Мистер Кутс оглушительно хлопнул себя ладонью по колену. Приятная кротость, характеризовавшая его облик в течение беседы с Псмитом, исчезла, сменившись крайне зловещей свирепостью.
— И я позволил ему вышвырнуть меня вон, точно щенка! — пробормотал он сквозь стиснутые зубы. — Прохиндей!
— Эд, о чем ты говоришь?
— И я его еще и поблагодарил. По-бла-го-да-рил! — простонал Эдвард Кутс, извиваясь при одном только воспоминании. — Я поблагодарил его за то, что он меня отпустил!

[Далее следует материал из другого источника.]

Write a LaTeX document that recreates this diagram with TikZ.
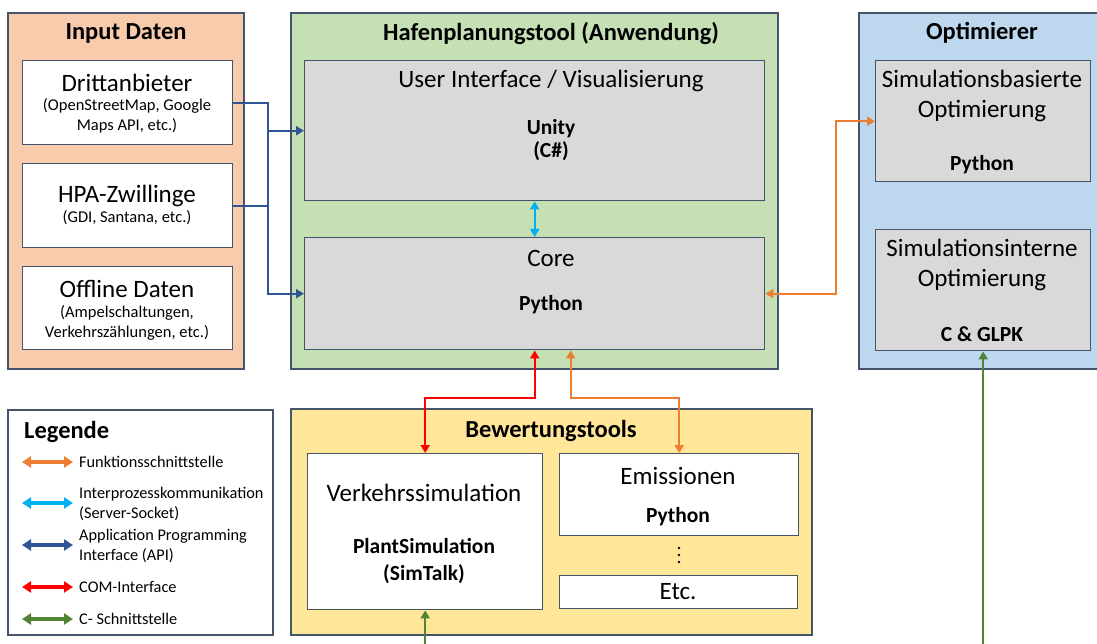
\documentclass[tikz,border=0pt]{standalone}
\usepackage{fontspec}
\setmainfont{Carlito}
\usetikzlibrary{arrows.meta,calc}
\definecolor{edge}{HTML}{44546A}
\definecolor{inputfill}{HTML}{F8CBAD}
\definecolor{appfill}{HTML}{C5E0B4}
\definecolor{optfill}{HTML}{BDD7EE}
\definecolor{evalfill}{HTML}{FFE699}
\definecolor{boxgray}{HTML}{D9D9D9}
\definecolor{apiblue}{HTML}{2F5597}
\definecolor{fnorange}{HTML}{ED7D31}
\definecolor{ipccyan}{HTML}{00B0F0}
\definecolor{comred}{HTML}{FF0000}
\definecolor{cgreen}{HTML}{548235}
\tikzset{
  hd/.tip={Triangle[length=8pt,width=9pt]},
  lhd/.tip={Triangle[length=9pt,width=11pt]},
  panel/.style={draw=edge, line width=1.4pt, anchor=north west, inner sep=0pt, outer sep=0pt},
  inner/.style={draw=edge, line width=1.4pt, anchor=north west, inner sep=0pt, outer sep=0.7pt},
  ttl/.style={font=\fontsize{24.5}{28}\selectfont\bfseries, inner sep=0pt},
  big/.style={font=\fontsize{25}{29.5}\selectfont, inner sep=0pt, align=center},
  bld/.style={font=\fontsize{21.5}{27}\selectfont\bfseries, inner sep=0pt, align=center},
  sml/.style={font=\fontsize{16.5}{20.5}\selectfont, inner sep=0pt, align=center},
  leg/.style={font=\fontsize{16.3}{20}\selectfont, inner sep=0pt, align=left, anchor=west},
  wire/.style={line width=2.2pt},
  api/.style={wire, draw=apiblue, -{hd}},
  fn/.style={wire, draw=fnorange, {hd}-{hd}},
  ipc/.style={wire, draw=ipccyan, {hd}-{hd}},
  com/.style={wire, draw=comred, {hd}-{hd}},
  cif/.style={wire, draw=cgreen, -{hd}},
  legarrow/.style={line width=3.2pt, {lhd}-{lhd}},
}
\begin{document}
\begin{tikzpicture}[x=1pt,y=-1pt]
\useasboundingbox (0,0) rectangle (1097,644);

% ---------- Input Daten ----------
\node[panel, fill=inputfill, minimum width=236pt, minimum height=356pt] (input) at (8,13) {};
\node[ttl] at (126,33) {Input Daten};
\node[inner, fill=white, minimum width=210pt, minimum height=84pt] (dritt) at (22,60) {};
\node[big] at (127,83) {Drittanbieter};
\node[sml] at (127,116) {(OpenStreetMap, Google\\Maps API, etc.)};
\node[inner, fill=white, minimum width=210pt, minimum height=84pt] (hpa) at (22,163) {};
\node[big] at (127,196) {HPA-Zwillinge};
\node[sml] at (127,218) {(GDI, Santana, etc.)};
\node[inner, fill=white, minimum width=210pt, minimum height=83pt] (offline) at (22,266) {};
\node[big] at (127,289) {Offline Daten};
\node[sml] at (127,323) {(Ampelschaltungen,\\Verkehrszählungen, etc.)};

% ---------- Hafenplanungstool ----------
\node[panel, fill=appfill, minimum width=487pt, minimum height=356pt] (app) at (291,13) {};
\node[ttl] at (551,33) {Hafenplanungstool (Anwendung)};
\node[inner, fill=boxgray, minimum width=460pt, minimum height=140pt] (ui) at (304,60) {};
\node[big] at (551,81) {User Interface / Visualisierung};
\node[bld, font=\fontsize{21.5}{23}\selectfont\bfseries] at (551,140) {Unity\\(C\#)};
\node[inner, fill=boxgray, minimum width=460pt, minimum height=112pt] (core) at (304,237) {};
\node[big] at (551,258) {Core};
\node[bld] at (551,305) {Python};

% ---------- Optimierer ----------
\node[panel, fill=optfill, minimum width=245pt, minimum height=356pt] (opt) at (859,13) {};
\node[ttl] at (982,33) {Optimierer};
\node[inner, fill=boxgray, minimum width=215pt, minimum height=121pt] (opt1) at (875,60) {};
\node[big] at (982,96) {Simulationsbasierte\\Optimierung};
\node[bld] at (982,165) {Python};
\node[inner, fill=boxgray, minimum width=215pt, minimum height=121pt] (opt2) at (875,229) {};
\node[big] at (982,265) {Simulationsinterne\\Optimierung};
\node[bld] at (982,334) {C \& GLPK};

% ---------- Bewertungstools ----------
\node[panel, fill=evalfill, minimum width=521pt, minimum height=226pt] (eval) at (291,409) {};
\node[ttl] at (551,431) {Bewertungstools};
\node[inner, fill=white, minimum width=235pt, minimum height=156pt] (verk) at (307,453) {};
\node[big] at (424,493) {Verkehrssimulation};
\node[bld] at (424,561) {PlantSimulation\\(SimTalk)};
\node[inner, fill=white, minimum width=239pt, minimum height=82pt] (emis) at (559,453) {};
\node[big] at (678,476) {Emissionen};
\node[bld] at (678,517) {Python};
% vertical ellipsis between the tool boxes
\foreach \dy in {548,555,562} \fill (679,\dy) circle (1.4pt);
\node[inner, fill=white, minimum width=238pt, minimum height=33pt] (etc) at (559,575) {};
\node[big] at (678,592) {Etc.};

% ---------- Legende ----------
\node[panel, fill=white, minimum width=265pt, minimum height=225pt] (legend) at (8,410) {};
\node[ttl, anchor=west] at (24,432) {Legende};
\draw[legarrow, draw=fnorange]  (22,462) -- (73,462);
\node[leg] at (79,462) {Funktionsschnittstelle};
\draw[legarrow, draw=ipccyan]   (22,503) -- (73,503);
\node[leg] at (79,504) {Interprozesskommunikation\\(Server-Socket)};
\draw[legarrow, draw=apiblue]   (22,545) -- (73,545);
\node[leg] at (79,546) {Application Programming\\Interface (API)};
\draw[legarrow, draw=comred]    (22,587) -- (73,587);
\node[leg] at (79,587) {COM-Interface};
\draw[legarrow, draw=cgreen]    (22,619) -- (73,619);
\node[leg] at (79,619) {C- Schnittstelle};

% ---------- connectors ----------
\coordinate (bus) at (268,0);
\coordinate (split) at (0,398);
\coordinate (riser) at (836,0);
\coordinate (bottom) at (0,650);

% API links from the data sources
\draw[api] (dritt.east) -- (dritt.east -| bus) |- (core.west);
\draw[wire, draw=apiblue] (hpa.east) -- (hpa.east -| bus);
\draw[api] (ui.west -| bus) -- (ui.west);

% socket between UI and core
\draw[ipc] (ui.south) -- (core.south |- core.north);

% function interface to the optimiser
\draw[fn] (core.east) -- (core.east -| riser) |- (opt1.west);

% links to the evaluation tools
\draw[com] (core.south) -- (core.south |- split) -| (verk.north);
\draw[fn] ([xshift=36pt]core.south) -- ([xshift=36pt]core.south |- split) -| (emis.north);

% C interfaces leaving the picture at the bottom
\draw[cif] (verk.south |- bottom) -- (verk.south);
\draw[cif] (opt2.south |- bottom) -- (opt2.south);
\end{tikzpicture}
\end{document}
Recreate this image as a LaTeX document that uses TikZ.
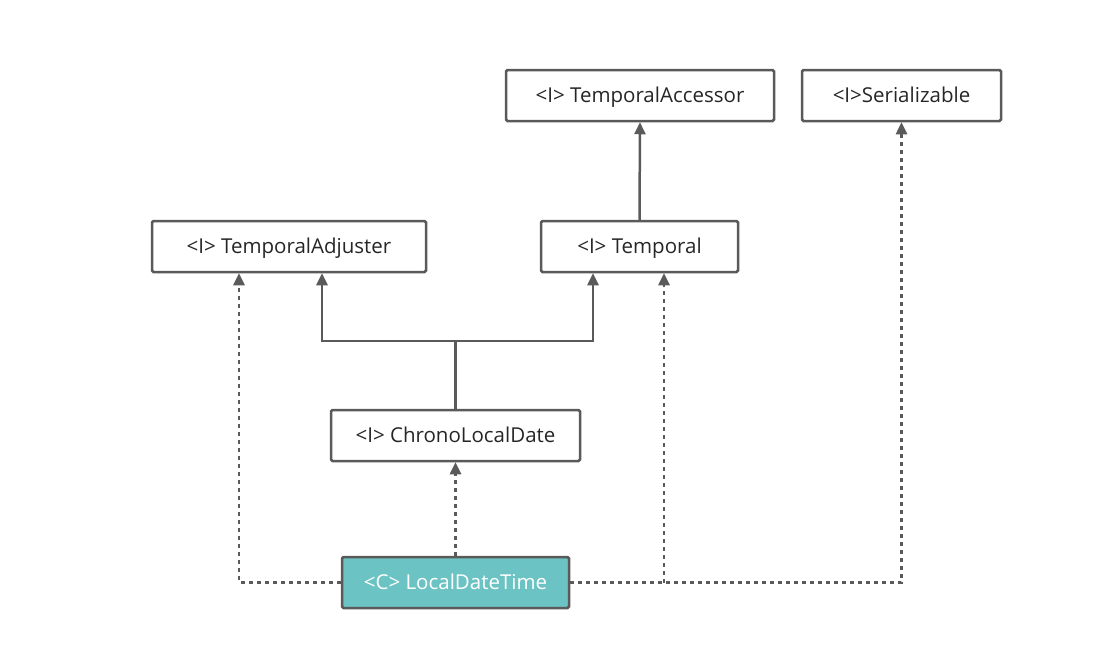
\documentclass[tikz,border=0pt]{standalone}
\usepackage{fontspec}
\setmainfont{Open Sans}
\usetikzlibrary{arrows.meta}

\definecolor{edge}{HTML}{5A5A5A}
\definecolor{teal}{HTML}{6CC3C3}

\begin{document}
\begin{tikzpicture}[x=1pt, y=-1pt,
  box/.style={draw=edge, line width=2.5pt, rounded corners=1.5pt, shape=rectangle,
    minimum height=51pt, inner sep=0pt, text height=18.6pt, text depth=4pt,
    font=\fontsize{20.5}{24}\selectfont, text=black!85},
  gen/.style={draw=edge, line width=2.5pt, -{Triangle[width=11pt,length=12pt]}},
  dep/.style={gen, dash pattern=on 4pt off 4pt}
]
\useasboundingbox (0,0) rectangle (1120,656);
\node [box, minimum width=268pt] (acc) at (640, 95.5)  {<I> TemporalAccessor};
\node [box, minimum width=199pt] (ser) at (901.5, 95.5) {<I>Serializable};
\node [box, minimum width=274pt] (adj) at (289, 246.5) {<I> TemporalAdjuster};
\node [box, minimum width=197pt] (tmp) at (639.5, 246.5) {<I> Temporal};
\node [box, minimum width=249pt] (cld) at (455.5, 435.5) {<I> ChronoLocalDate};
\node [box, minimum width=227pt, fill=teal, text=white] (ldt) at (455.5, 582.5) {<C> LocalDateTime};

% solid: extends
\draw [gen] (tmp.north) -- (acc.south);
\coordinate (fork) at (455.5, 341);
\draw [draw=edge, line width=2.5pt] (cld.north) -- (fork);
\draw [gen] (fork) -| ([xshift=33pt]adj.south);
\draw [gen] (fork) -| ([xshift=-46.5pt]tmp.south);

% dashed: implements
\draw [dep] (ldt.north) -- (cld.south);
\draw [dep] (ldt.west) -| ([xshift=-50pt]adj.south);
\draw [dep] (ldt.east) -| (ser.south);
\coordinate (tj) at (664, 582.5);
\draw [dep] (tj) -- (tj |- tmp.south);
\end{tikzpicture}
\end{document}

— Эдди Кутс, что ты несешь?…
— Послушай, Лиз! — Ценой невероятного усилия мистер Кутс совладал со своими эмоциями. — Влетаю я в эту хату и наталкиваюсь на типа с моноклем, и он говорит, что хорошо знает Мактодда и что я — не он. А с твоих слов выходит, что он как раз и есть тип, который выдает себя за Мактодда! Понимаешь? Этот гад сработал под меня. Познакомился с Мактоддом, узнал, что он в замок не едет, и приехал вместо него, ну, как я. Только прискакал сюда первым, черт бы его побрал! Просто хоть на стенку лезь, верно?
От изумления мисс Пиви на миг лишилась дара речи. Но тут же вновь его обрела.